→ Requirements
Copy out, with no alterations, the lines below running from the one containing "Emit a web page" to the one containing "const yTicks = [0,2.5,5,7.5,10,12.5,15,17.5];", inclusive at each end; pictures are omitted.

* * * * *

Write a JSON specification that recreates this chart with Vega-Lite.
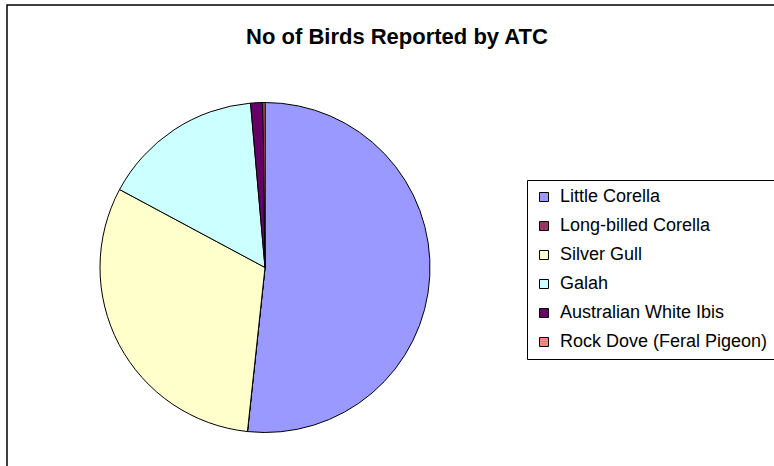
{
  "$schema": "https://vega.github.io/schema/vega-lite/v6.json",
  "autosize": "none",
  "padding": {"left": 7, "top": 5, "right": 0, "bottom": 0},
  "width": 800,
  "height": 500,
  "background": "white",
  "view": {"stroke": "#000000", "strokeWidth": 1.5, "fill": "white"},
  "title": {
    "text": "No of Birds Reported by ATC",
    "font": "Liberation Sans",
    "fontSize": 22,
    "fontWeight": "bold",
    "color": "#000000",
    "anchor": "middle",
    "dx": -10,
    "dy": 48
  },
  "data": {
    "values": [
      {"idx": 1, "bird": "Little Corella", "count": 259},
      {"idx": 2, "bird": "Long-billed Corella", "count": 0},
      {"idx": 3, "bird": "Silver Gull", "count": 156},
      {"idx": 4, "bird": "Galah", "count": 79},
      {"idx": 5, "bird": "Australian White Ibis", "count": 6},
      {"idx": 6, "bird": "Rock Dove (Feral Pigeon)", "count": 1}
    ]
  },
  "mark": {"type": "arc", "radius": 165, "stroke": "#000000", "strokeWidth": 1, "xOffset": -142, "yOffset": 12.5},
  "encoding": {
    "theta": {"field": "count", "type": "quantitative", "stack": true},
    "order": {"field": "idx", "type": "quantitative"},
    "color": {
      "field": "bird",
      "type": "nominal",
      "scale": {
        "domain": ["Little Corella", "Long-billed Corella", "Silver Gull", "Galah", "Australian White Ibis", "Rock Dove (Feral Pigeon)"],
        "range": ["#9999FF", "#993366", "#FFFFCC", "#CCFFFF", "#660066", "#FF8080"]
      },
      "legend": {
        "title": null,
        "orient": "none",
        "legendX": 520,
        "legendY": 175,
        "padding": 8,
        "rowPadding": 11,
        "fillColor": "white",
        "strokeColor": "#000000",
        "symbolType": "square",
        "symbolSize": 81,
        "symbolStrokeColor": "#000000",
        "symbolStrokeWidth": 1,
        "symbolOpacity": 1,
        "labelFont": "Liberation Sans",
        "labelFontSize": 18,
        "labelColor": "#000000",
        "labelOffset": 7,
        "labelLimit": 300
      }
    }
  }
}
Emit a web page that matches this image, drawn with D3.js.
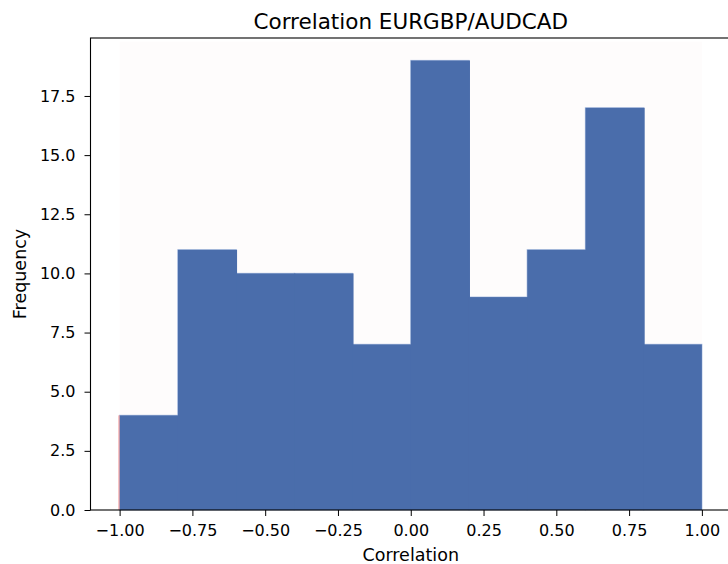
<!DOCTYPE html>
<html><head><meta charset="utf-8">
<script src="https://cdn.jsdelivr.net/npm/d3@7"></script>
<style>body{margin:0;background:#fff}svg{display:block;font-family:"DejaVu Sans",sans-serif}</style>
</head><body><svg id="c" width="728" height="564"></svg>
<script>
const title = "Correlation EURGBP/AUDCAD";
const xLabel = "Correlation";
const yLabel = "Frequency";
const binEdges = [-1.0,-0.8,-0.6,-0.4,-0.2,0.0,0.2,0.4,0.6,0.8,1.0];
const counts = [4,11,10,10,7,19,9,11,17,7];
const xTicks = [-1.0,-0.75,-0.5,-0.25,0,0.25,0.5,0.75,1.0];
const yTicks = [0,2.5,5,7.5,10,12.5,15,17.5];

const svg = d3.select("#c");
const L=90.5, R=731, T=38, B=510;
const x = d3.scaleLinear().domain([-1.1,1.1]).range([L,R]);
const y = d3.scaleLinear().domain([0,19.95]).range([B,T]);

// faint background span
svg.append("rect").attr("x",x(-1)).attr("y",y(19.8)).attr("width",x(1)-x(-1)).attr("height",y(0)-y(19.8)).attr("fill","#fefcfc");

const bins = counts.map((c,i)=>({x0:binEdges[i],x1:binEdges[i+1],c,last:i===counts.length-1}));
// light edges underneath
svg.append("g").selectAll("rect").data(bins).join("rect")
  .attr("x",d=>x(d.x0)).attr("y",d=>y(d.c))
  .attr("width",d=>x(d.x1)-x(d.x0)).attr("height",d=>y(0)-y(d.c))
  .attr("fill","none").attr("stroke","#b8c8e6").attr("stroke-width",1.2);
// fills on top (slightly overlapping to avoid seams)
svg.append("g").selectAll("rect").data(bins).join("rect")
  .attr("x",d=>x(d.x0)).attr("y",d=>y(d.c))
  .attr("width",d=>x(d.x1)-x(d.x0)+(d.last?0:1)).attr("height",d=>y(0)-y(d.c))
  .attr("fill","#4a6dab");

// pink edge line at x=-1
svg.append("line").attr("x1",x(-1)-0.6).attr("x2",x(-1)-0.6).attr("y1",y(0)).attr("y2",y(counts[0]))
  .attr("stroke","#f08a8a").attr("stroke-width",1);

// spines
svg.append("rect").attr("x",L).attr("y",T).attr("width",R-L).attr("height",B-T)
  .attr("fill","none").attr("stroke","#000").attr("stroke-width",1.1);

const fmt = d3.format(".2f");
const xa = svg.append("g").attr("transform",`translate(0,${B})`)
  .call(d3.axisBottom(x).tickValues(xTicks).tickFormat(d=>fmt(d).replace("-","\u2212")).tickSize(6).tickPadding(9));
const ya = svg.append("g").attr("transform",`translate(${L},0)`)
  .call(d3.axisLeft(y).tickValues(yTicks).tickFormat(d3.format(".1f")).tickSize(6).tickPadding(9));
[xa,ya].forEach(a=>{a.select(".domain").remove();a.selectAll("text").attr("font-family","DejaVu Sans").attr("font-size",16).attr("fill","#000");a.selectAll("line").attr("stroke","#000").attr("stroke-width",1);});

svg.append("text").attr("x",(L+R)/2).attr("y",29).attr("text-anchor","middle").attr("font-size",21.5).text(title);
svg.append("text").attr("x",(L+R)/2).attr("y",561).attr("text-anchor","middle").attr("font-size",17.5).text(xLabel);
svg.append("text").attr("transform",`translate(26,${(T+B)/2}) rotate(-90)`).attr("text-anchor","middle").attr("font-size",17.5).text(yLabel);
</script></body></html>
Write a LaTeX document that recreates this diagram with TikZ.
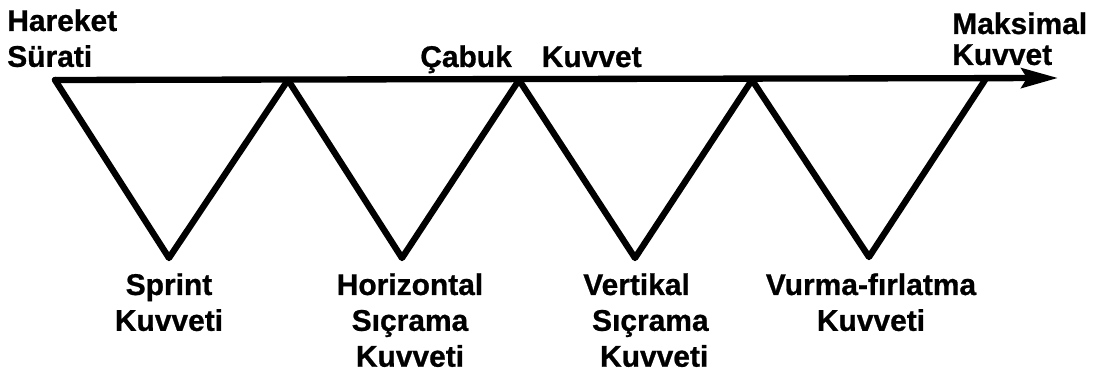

* * * * *

→ Task output
Emit a web page that matches this image, drawn with D3.js.
<!DOCTYPE html>
<html><head><meta charset="utf-8">
<script src="https://cdn.jsdelivr.net/npm/d3@7"></script>
<style>body{margin:0;background:#fff}svg{display:block;font-family:"DejaVu Sans",sans-serif}</style>
</head><body><svg id="c" width="728" height="564"></svg>
<script>
const title = "Correlation EURGBP/AUDCAD";
const xLabel = "Correlation";
const yLabel = "Frequency";
const binEdges = [-1.0,-0.8,-0.6,-0.4,-0.2,0.0,0.2,0.4,0.6,0.8,1.0];
const counts = [4,11,10,10,7,19,9,11,17,7];
const xTicks = [-1.0,-0.75,-0.5,-0.25,0,0.25,0.5,0.75,1.0];
const yTicks = [0,2.5,5,7.5,10,12.5,15,17.5];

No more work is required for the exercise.